# Covariant Derivatives and the Cross Product

I've recently read a paper that used a covariant derivative product rule for cross products. It was something like $\nabla_v (A \times B) = (\nabla_v A) \times B + A \times (\nabla_v B)$. Here, $A, B$ are vector fields on a regular surface $S$, and $\nabla$ is the Levi-Civita connection.

From my limited knowledge of covariant derivatives, this seems implausible. For instance, I believed that the output of the covariant derivative always lies in the tangent plane, which seems to contradict the above rule. For example, assume $A$ and $B$ are tangent vectors, then $\nabla_v A, B$ are tangent vectors, so $\nabla_v A \times B \notin T_p(S)$.

I'd like to read up on this, but none of my standard books on differential geometry cover the cross product. I understand that the cross product is a (1, 2) tensor, so it should follow the product rule associated with tensors, but I'm not sure if that results in the product rule above. Could any differential geometers please give me a reference? Thanks!

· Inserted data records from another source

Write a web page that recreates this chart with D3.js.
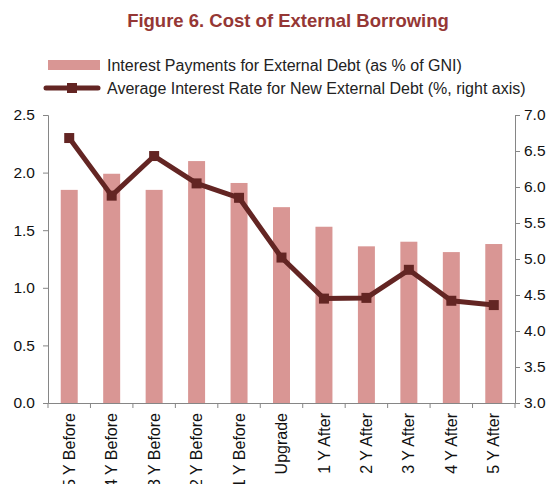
<!DOCTYPE html>
<html>
<head>
<meta charset="utf-8">
<script src="https://cdn.jsdelivr.net/npm/d3@7"></script>
<style>
  body { margin: 0; background: #fff; }
  svg { display: block; font-family: Arial, "Liberation Sans", sans-serif; }
</style>
</head>
<body>
<svg id="chart" width="554" height="484"></svg>
<script>
// Event-window categories around a rating upgrade
const categories = ["5 Y Before", "4 Y Before", "3 Y Before", "2 Y Before", "1 Y Before",
  "Upgrade", "1 Y After", "2 Y After", "3 Y After", "4 Y After", "5 Y After"];
// Interest payments for external debt, % of GNI (left axis)
const interestPayments = [1.85, 1.99, 1.85, 2.10, 1.91, 1.70, 1.53, 1.36, 1.40, 1.31, 1.38];
// Average interest rate for new external debt, % (right axis)
const avgRate = [6.68, 5.88, 6.43, 6.05, 5.85, 5.02, 4.45, 4.46, 4.85, 4.42, 4.36];
const leftTicks = [0, 0.5, 1.0, 1.5, 2.0, 2.5];
const rightTicks = [3.0, 3.5, 4.0, 4.5, 5.0, 5.5, 6.0, 6.5, 7.0];

const barColor = "#D99694";
const lineColor = "#632523";
const axisColor = "#868686";
const fontFamily = "Arial, 'Liberation Sans', sans-serif";

const svg = d3.select("#chart");
const m = { left: 48, right: 515, top: 115, bottom: 403 };

const x = d3.scaleBand().domain(categories).range([m.left, m.right]).paddingInner(0.6).paddingOuter(0.3);
const xTick = d3.scaleBand().domain(categories).range([m.left, m.right]);
const yL = d3.scaleLinear().domain([0, 2.5]).range([m.bottom, m.top]);
const yR = d3.scaleLinear().domain([3, 7]).range([m.bottom, m.top]);

// Title
svg.append("text").attr("x", 288).attr("y", 27).attr("text-anchor", "middle")
  .attr("font-size", 18.5).attr("font-weight", "bold").attr("fill", "#953735")
  .text("Figure 6. Cost of External Borrowing");

// Legend
const lg = svg.append("g");
lg.append("rect").attr("x", 48).attr("y", 60).attr("width", 52).attr("height", 10).attr("fill", barColor);
lg.append("text").attr("x", 107).attr("y", 71).attr("font-size", 16).attr("fill", "#222")
  .text("Interest Payments for External Debt (as % of GNI)");
lg.append("line").attr("x1", 46).attr("x2", 98).attr("y1", 88).attr("y2", 88)
  .attr("stroke", lineColor).attr("stroke-width", 5).attr("stroke-linecap", "round");
lg.append("rect").attr("x", 67).attr("y", 83).attr("width", 10).attr("height", 10).attr("fill", lineColor);
lg.append("text").attr("x", 107).attr("y", 94).attr("font-size", 16).attr("fill", "#222")
  .text("Average Interest Rate for New External Debt (%, right axis)");

// Bars
svg.append("g").selectAll("rect").data(interestPayments).join("rect")
  .attr("x", (d, i) => x(categories[i]))
  .attr("width", x.bandwidth())
  .attr("y", d => yL(d))
  .attr("height", d => yL(0) - yL(d))
  .attr("fill", barColor);

// Axes
const fmt = d3.format(".1f");
const leftAxis = svg.append("g").attr("transform", `translate(${m.left},0)`)
  .call(d3.axisLeft(yL).tickValues(leftTicks).tickFormat(fmt).tickSizeOuter(0).tickSize(5).tickPadding(8));
const rightAxis = svg.append("g").attr("transform", `translate(${m.right},0)`)
  .call(d3.axisRight(yR).tickValues(rightTicks).tickFormat(fmt).tickSizeOuter(0).tickSize(5).tickPadding(4));
const bottomAxis = svg.append("g").attr("transform", `translate(0,${m.bottom})`)
  .call(d3.axisBottom(xTick).tickSize(0).tickSizeOuter(0).tickPadding(0));

// Category separators on the x axis
svg.append("g").selectAll("line").data(d3.range(categories.length + 1)).join("line")
  .attr("x1", i => m.left + i * xTick.step()).attr("x2", i => m.left + i * xTick.step())
  .attr("y1", m.bottom).attr("y2", m.bottom + 5)
  .attr("stroke", axisColor);

bottomAxis.selectAll("text")
  .attr("transform", "rotate(-90)")
  .attr("text-anchor", "end")
  .attr("x", -10).attr("y", 0).attr("dy", "0.35em");

[leftAxis, rightAxis].forEach(a => {
  a.selectAll("text").attr("font-size", 15.5);
});
bottomAxis.selectAll("text").attr("font-size", 16);
[leftAxis, rightAxis, bottomAxis].forEach(a => {
  a.selectAll(".domain, .tick line").attr("stroke", axisColor);
  a.selectAll("text").attr("fill", "#111").attr("font-family", fontFamily);
});

// Line series with square markers
const line = d3.line().x((d, i) => xTick(categories[i]) + xTick.bandwidth() / 2).y(d => yR(d));
svg.append("path").datum(avgRate).attr("d", line)
  .attr("fill", "none").attr("stroke", lineColor).attr("stroke-width", 5).attr("stroke-linejoin", "round");
svg.append("g").selectAll("rect").data(avgRate).join("rect")
  .attr("x", (d, i) => xTick(categories[i]) + xTick.bandwidth() / 2 - 5)
  .attr("y", d => yR(d) - 5)
  .attr("width", 10).attr("height", 10).attr("fill", lineColor);
</script>
</body>
</html>
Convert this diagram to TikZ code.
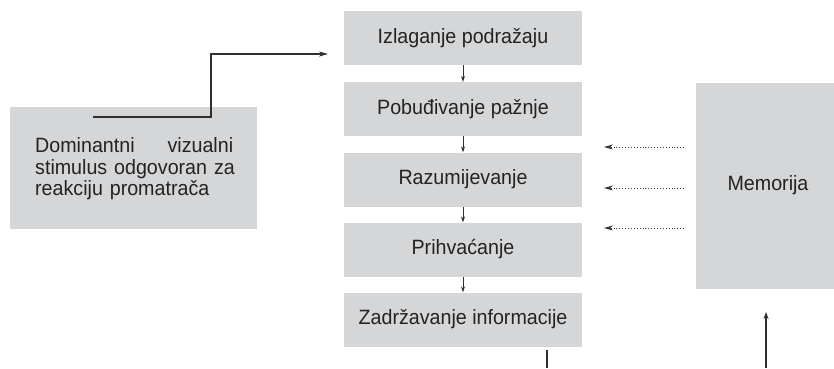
\documentclass[tikz,border=0pt]{standalone}
\usepackage{fontspec}
\setmainfont{Liberation Sans}[FakeStretch=0.95]
\usetikzlibrary{arrows.meta}
\definecolor{boxgray}{HTML}{D5D6D8}
\definecolor{ink}{HTML}{232323}
\definecolor{linec}{HTML}{303030}
\begin{document}
\begin{tikzpicture}[x=1pt,y=-1pt,
  every node/.style={text=ink,font=\fontsize{20.7}{21.4}\selectfont},
  stagebox/.style={fill=boxgray,draw=none,minimum width=238pt,minimum height=54pt,inner sep=0pt},
  smallarrow/.style={draw=linec,line width=0.9pt,-{Stealth[length=6pt,width=4pt]}},
  dotarrow/.style={draw=linec,line width=0.9pt,dotted,-{Stealth[length=9pt,width=5pt]}},
  mainline/.style={draw=linec,line width=1.5pt},
]
\useasboundingbox (0,0) rectangle (834,368);
% left box
\node[fill=boxgray,minimum width=247pt,minimum height=122pt,inner sep=0pt] (stim) at (133.5,168) {};
\node[text width=205pt,align=left,inner sep=0pt,anchor=west] (stimtxt) at (35,169)
  {\hbox to 198pt{Dominantni\hfill vizualni}\\stimulus odgovoran za\\reakciju promatrača};
% stages
\node[stagebox] (s1) at (463,38) {Izlaganje podražaju};
\node[stagebox] (s2) at (463,109) {Pobuđivanje pažnje};
\node[stagebox] (s3) at (463,179.5) {Razumijevanje};
\node[stagebox] (s4) at (463,249.5) {Prihvaćanje};
\node[stagebox] (s5) at (463,319.5) {Zadržavanje informacije};
% memory
\node[fill=boxgray,minimum width=138pt,minimum height=206pt,inner sep=0pt] (mem) at (765,186) {};
\node[inner sep=0pt] (memtxt) at (768,185) {Memorija};
% arrows between stages
\draw[smallarrow] (s1.south) -- (s2.north);
\draw[smallarrow] (s2.south) -- (s3.north);
\draw[smallarrow] (s3.south) -- (s4.north);
\draw[smallarrow] (s4.south) -- (s5.north);
% elbow line
\coordinate (e0) at (93,117);
\coordinate (e1) at (328,54);
\draw[mainline,-{Stealth[length=9pt,width=5pt]}] (e0) -| (211,54) -- (e1);
% dotted arrows
\coordinate (d1a) at (684,147); \coordinate (d1b) at (604,147);
\coordinate (d2a) at (684,188); \coordinate (d2b) at (604,188);
\coordinate (d3a) at (684,228); \coordinate (d3b) at (604,228);
\draw[dotarrow] (d1a) -- (d1b);
\draw[dotarrow] (d2a) -- (d2b);
\draw[dotarrow] (d3a) -- (d3b);
% bottom lines
\coordinate (b1) at (547,350); \coordinate (b2) at (547,368);
\draw[draw=linec,line width=1.2pt] (b1) -- (b2);
\coordinate (m1) at (766,368); \coordinate (m2) at (766,312);
\draw[draw=linec,line width=1.2pt,-{Stealth[length=7pt,width=5pt]}] (m1) -- (m2);
\end{tikzpicture}
\end{document}
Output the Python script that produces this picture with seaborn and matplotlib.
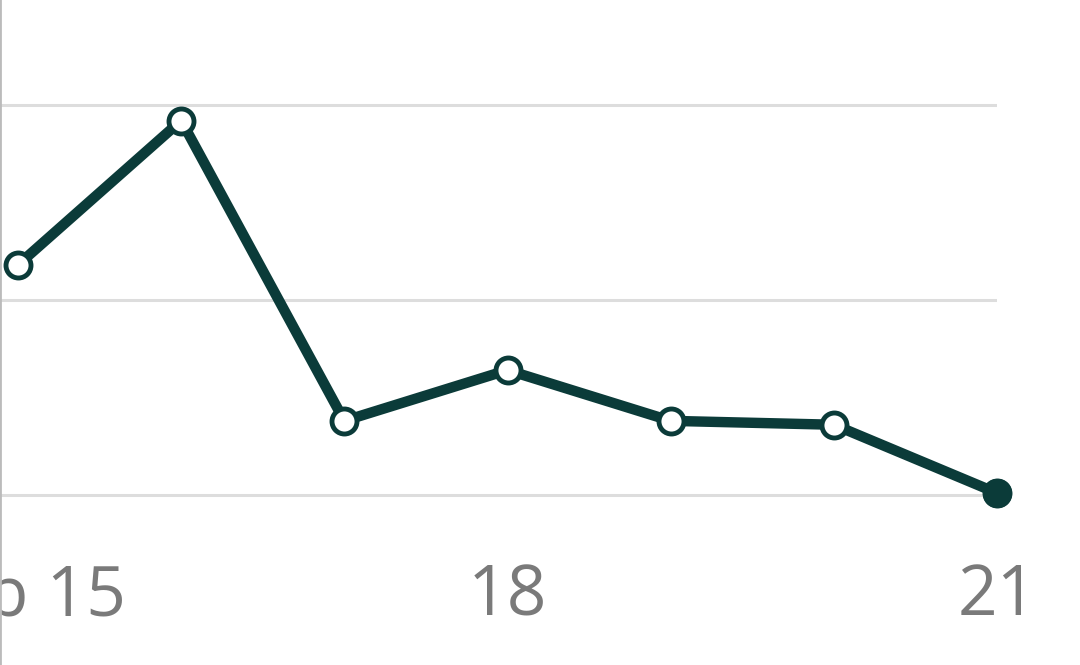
import matplotlib.pyplot as plt
import seaborn as sns
import pandas as pd

# values (no y labels shown, arbitrary units)
days = [15, 16, 17, 18, 19, 20, 21]
values = [11.8, 19.2, 3.8, 6.4, 3.8, 3.6, 0.1]
grid_levels = [0, 10, 20]
tick_days = [15, 18, 21]
tick_labels = ['Feb 15', '18', '21']

df = pd.DataFrame({'day': days, 'value': values})

sns.set_style('white')
plt.rcParams['font.family'] = ['Open Sans', 'DejaVu Sans']

line_color = '#0b3b39'

fig = plt.figure(figsize=(10.8, 6.65), dpi=100)
ax = fig.add_axes([0, 0, 997 / 1080, 1])

for g in grid_levels:
    ax.axhline(g, color='#dddddd', lw=2.2, zorder=0)

sns.lineplot(data=df, x='day', y='value', ax=ax, color=line_color, lw=7.5,
             marker='o', markersize=18, markerfacecolor='white',
             markeredgecolor=line_color, markeredgewidth=3.5, clip_on=False)
last = df.iloc[-1:]
ax.plot(last['day'], last['value'], 'o', color=line_color, markersize=20,
        clip_on=False, zorder=5)

ax.set_xlim(15 - 18 / 163, 21)
ax.set_ylim(-8.72, 25.38)
ax.set_xticks(tick_days)
ax.set_xticklabels(tick_labels, fontsize=50, color='#7a7a7a')
ax.tick_params(axis='x', length=0, pad=-74)
ax.set_yticks([])
ax.set_xlabel('')
ax.set_ylabel('')

for s in ['top', 'right', 'bottom']:
    ax.spines[s].set_visible(False)
ax.spines['left'].set_color('#bbbbbb')
ax.spines['left'].set_linewidth(2)

fig.savefig('out.png', dpi=100)
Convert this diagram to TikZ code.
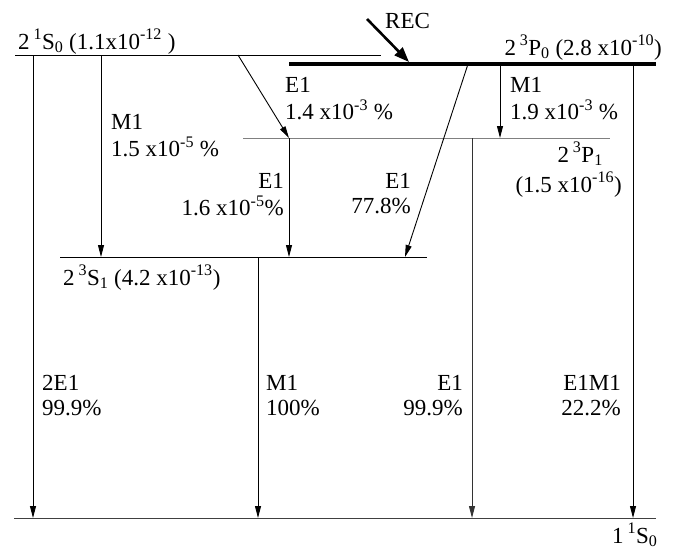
\documentclass[tikz,border=0pt]{standalone}
\usepackage{fontspec}
\setmainfont{Liberation Serif}
\usetikzlibrary{arrows.meta}
\newcommand{\sps}[1]{\textsuperscript{#1}}
\newcommand{\sbs}[1]{\textsubscript{#1}}
\begin{document}
\begin{tikzpicture}[x=1pt,y=-1pt,
  lvl/.style={line width=0.9pt},
  tr/.style={line width=0.9pt,-{Triangle[length=12pt,width=6pt]}},
  lab/.style={inner sep=0pt,font=\fontsize{23}{25}\selectfont}]
\useasboundingbox (0,0) rectangle (690,552);
% levels
\coordinate (s0l) at (15,55);  \coordinate (s0r) at (381,55);
\coordinate (p0l) at (289,64); \coordinate (p0r) at (656,64);
\coordinate (p1l) at (243,138); \coordinate (p1r) at (610,138);
\coordinate (s1l) at (60,257); \coordinate (s1r) at (427,257);
\coordinate (gl) at (14,518); \coordinate (gr) at (656,518);
\draw[lvl] (s0l) -- (s0r);
\draw[line width=3.5pt] (p0l) -- (p0r);
\draw[lvl,gray] (p1l) -- (p1r);
\draw[lvl] (s1l) -- (s1r);
\draw[lvl,black!75] (gl) -- (gr);
% transition endpoints
\coordinate (a1) at (33,55);   \coordinate (b1) at (33,518);
\coordinate (a2) at (101,55);  \coordinate (b2) at (101,257);
\coordinate (a3) at (238,55);  \coordinate (b3) at (289,138);
\coordinate (a4) at (289,138); \coordinate (b4) at (289,257);
\coordinate (a5) at (468,64);  \coordinate (b5) at (405,257);
\coordinate (a6) at (500,64);  \coordinate (b6) at (500,138);
\coordinate (a7) at (633,64);  \coordinate (b7) at (633,518);
\coordinate (a8) at (258,257); \coordinate (b8) at (258,518);
\coordinate (a9) at (472,138); \coordinate (b9) at (472,518);
\coordinate (r1) at (367,19);  \coordinate (r2) at (409,62);
\draw[tr] (a1) -- (b1);
\draw[tr] (a2) -- (b2);
\draw[tr] (a3) -- (b3);
\draw[tr] (a4) -- (b4);
\draw[tr] (a5) -- (b5);
\draw[tr] (a6) -- (b6);
\draw[tr] (a7) -- (b7);
\draw[tr] (a8) -- (b8);
\draw[tr,black!80] (a9) -- (b9);
\draw[line width=2.6pt,-{Triangle[length=15pt,width=11pt]}] (r1) -- (r2);
% labels
\node[lab,anchor=base west] (rec) at (385,28) {REC};
\node[lab,anchor=base west] (ls0) at (18,49) {2\,\sps{1}S\sbs{0} (1.1x10\sps{-12} )};
\node[lab,anchor=base east] (lp0) at (662,55) {2\,\sps{3}P\sbs{0} (2.8 x10\sps{-10})};
\node[lab,anchor=base east] (lp1a) at (603,162) {2\,\sps{3}P\sbs{1}};
\node[lab,anchor=base east] (lp1b) at (622,192) {(1.5 x10\sps{-16})};
\node[lab,anchor=base west] (ls1) at (63,285) {2\,\sps{3}S\sbs{1} (4.2 x10\sps{-13})};
\node[lab,anchor=base west] (lg) at (612,543) {1\,\sps{1}S\sbs{0}};
\node[lab,anchor=base west] (t3) at (285,92) {\begin{tabular}[t]{@{}l@{}}E1\\1.4 x10\sps{-3} \%\end{tabular}};
\node[lab,anchor=base west] (t6) at (510,92) {\begin{tabular}[t]{@{}l@{}}M1\\1.9 x10\sps{-3} \%\end{tabular}};
\node[lab,anchor=base west] (t2) at (111,129) {\begin{tabular}[t]{@{}l@{}}M1\\1.5 x10\sps{-5} \%\end{tabular}};
\node[lab,anchor=base east] (t4) at (284,188) {\begin{tabular}[t]{@{}r@{}}E1\\1.6 x10\sps{-5}\%\end{tabular}};
\node[lab,anchor=base east] (t5) at (411,188) {\begin{tabular}[t]{@{}r@{}}E1\\77.8\%\end{tabular}};
\node[lab,anchor=base west] (t1) at (42,390) {\begin{tabular}[t]{@{}l@{}}2E1\\99.9\%\end{tabular}};
\node[lab,anchor=base west] (t8) at (266,390) {\begin{tabular}[t]{@{}l@{}}M1\\100\%\end{tabular}};
\node[lab,anchor=base east] (t9) at (463,390) {\begin{tabular}[t]{@{}r@{}}E1\\99.9\%\end{tabular}};
\node[lab,anchor=base east] (t7) at (621,390) {\begin{tabular}[t]{@{}r@{}}E1M1\\22.2\%\end{tabular}};
\end{tikzpicture}
\end{document}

• The output of the covariant derivative always lies in the tangent plane only if you take the covariant derivative of the tangential fields w.r.t. to a tangential field. In your case you differentiate something ambient. In fact, $A \times B$ will be normal to the surface. – Yuri Vyatkin Mar 21 '12 at 22:22

One of the quick ways to see that is to recall that the cross product can be equivalently defined by $$A \times B := (A^{\flat} \wedge B^{\flat})^{\sharp}$$
Assuming that the covariant derivative works as expected we may write the following lines \begin{align} \nabla_{v}(A \times B) &= (\nabla_{v}A^{\flat} \wedge B^{\flat} + A^{\flat} \wedge \nabla_{v}B^{\flat})^{\sharp} \\ &= (\nabla_{v}A^{\flat} \wedge B^{\flat})^{\sharp} + A^{\flat} \wedge \nabla_{v}B^{\flat})^{\sharp} \\ &= \nabla_{v}A \times B + A \times \nabla_{v}B \end{align}
If we look at this calculation more carefully we will observe that there are different covariant derivatives that are involved there! The normal connection acts on the normal fileds such as $A \times B$ here, while the "intrinsic" covariant derivative acts on the tangential fields $A$ and $B$.
We should have adorned our $\nabla$-s with some marks to distinguish them with regards to the bundle they act on, but this is quite customary in differential geometry to use the same $\nabla$ for all bundles involved in calculations provided the reader knows where the sections are taken from.